Se já estava ruim, o mesmo CICS ajudou a piorar. Soltou nota culpando a falta de mão-de-obra e o benefício do Bolsa-Família pela escravidão...

Como cereja do bolo, entrou em cena o vereador bolsonarista Sandro Fantinel, de Caxias do Sul. Subiu à tribuna para pedir que as empresas “não contratem mais aquela gente lá de cima”, referindo-se aos trabalhadores recrutados na Bahia. Na sua visão, o problema não era propriamente o quadro de humilhação e violência na colheita. “A única cultura que os baianos têm é viver na praia tocando tambor", po(ntuou.  

Bolsonaro recebeu 66,4% dos votos de Caxias do Sul no 2º. turno. Em Bento Gonçalves, foram 75,8 % do total da cidade. Em Glicério (SP), onde nasceu, o candidato do PL teve menos votos (58%). A cidade mais bolsonarista do Brasil é  Nova Pádua que destinou 89% de sua votação ao ex-presidente. Das dez cidades do país que despejaram mais votos em Bolsonaro três estão na Serra Gaúcha. A que se deve isso? 

Para procurar entender a gênese dessa escolha talvez seja necessário viajar no tempo. Nas décadas de 1920/1930, a região colonial italiana foi percebida pelo regime fascista de Benito Mussolini como uma aposta interessante.

Encravada nos vales, ainda era um núcleo de imigração não absorvido pelo país que o acolhera. O dialeto vêneto ou a língua italiana eram mais usados do que o português. Agentes consulares da Itália passaram a visitar a Serra com frequência e propagar a grandeza da pátria de origem, como nota um pequeno clássico sobre o tema, As Sombras do Littorio – O Fascismo no Rio Grande do Sul, da historiadora Loraine Slomp Giron, ela própria natural de Caxias do Sul. As escolas e a igreja católica tornaram-se permeáveis ao discurso das glórias imperiais de Mussolini. E também os jornais.

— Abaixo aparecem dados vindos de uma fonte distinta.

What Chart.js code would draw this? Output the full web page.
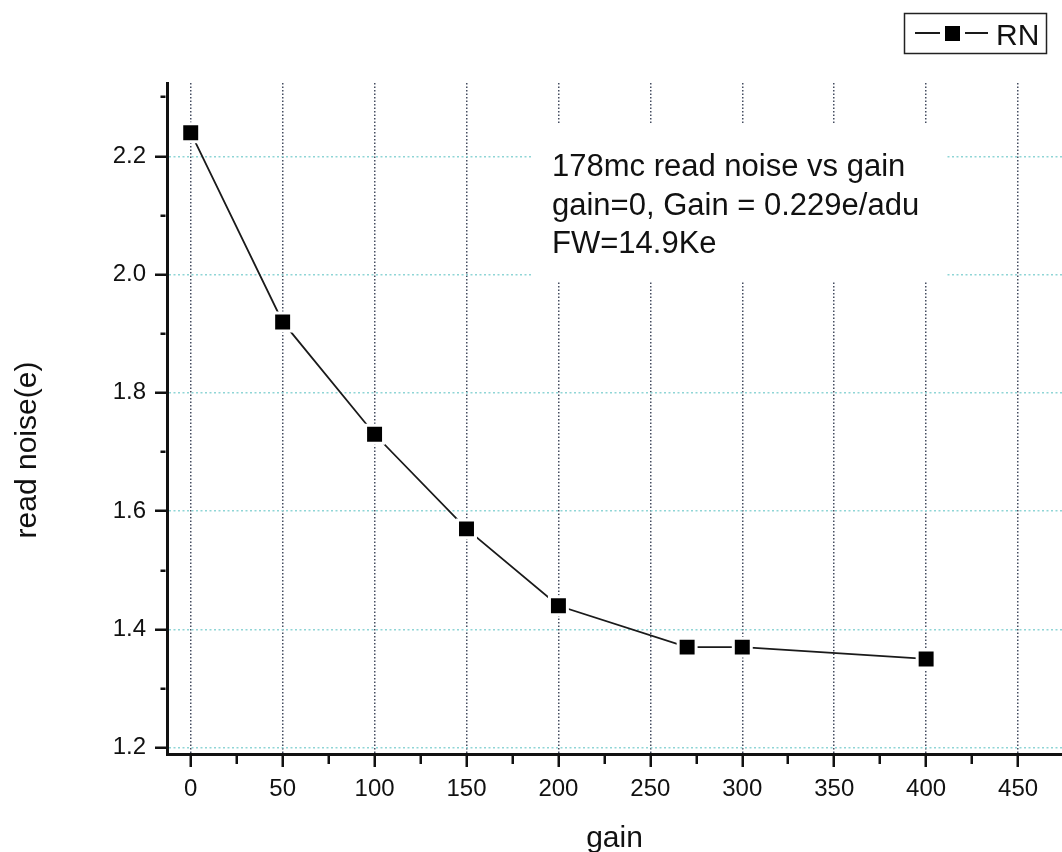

“O fascismo recebeu total apoio da imprensa regional”, escreveu Loraine, citando dois jornais, o Staffetta Riograndense e Il Giornale Dell` Agricoltore. O primeiro exalta o ditador italiano e luta contra a maçonaria e o comunismo. Explora o que seriam as afinidades entre fascismo e catolicismo, enquanto descreve Karl Marx como “o hebreu que inventou o socialismo”.

Editado em italiano, o Giornale Dell`Agricoltore procurava exaltar os laços entre a colônia nos confins da América do Sul e a antiga pátria. Sustentava, inclusive, que Il Duce até elogiara a Festa da Uva caxiense.

O fascismo seduziu sobretudo comerciantes, industriais e profissionais liberais. Brotaram núcleos fascistas organizando manifestações, reuniões, festas e jantares. Aquelas paragens seriam também terreno fértil para o integralismo, a versão nativa do “fascio” italiano.  

Após a deflagração da 2ª. Guerra em 1939 e, principalmente, depois do ingresso do Brasil no conflito em 1942, tudo mudou. Parte da colônia reagiu à fascistização e ao culto à Itália, então aliada da Alemanha nazista. Eram nacionalistas ou liberais inconformados com a situação.  O governo Getúlio Vargas desfechou forte repressão nas áreas de colonização e os fascistas sumiram ou aderiram ao regime do Estado Novo. Mas é lícito admitir que algo talvez tenha permanecido, desenhando o arraigado conservadorismo ou mesmo reacionarismo hoje persistente.

A conjuntura internacional e o alinhamento do Brasil com as potências aliadas travaram o processo nos anos 1930 mas, observa Loraine, “a árvore fascista foi cortada, as raízes não foram tocadas”.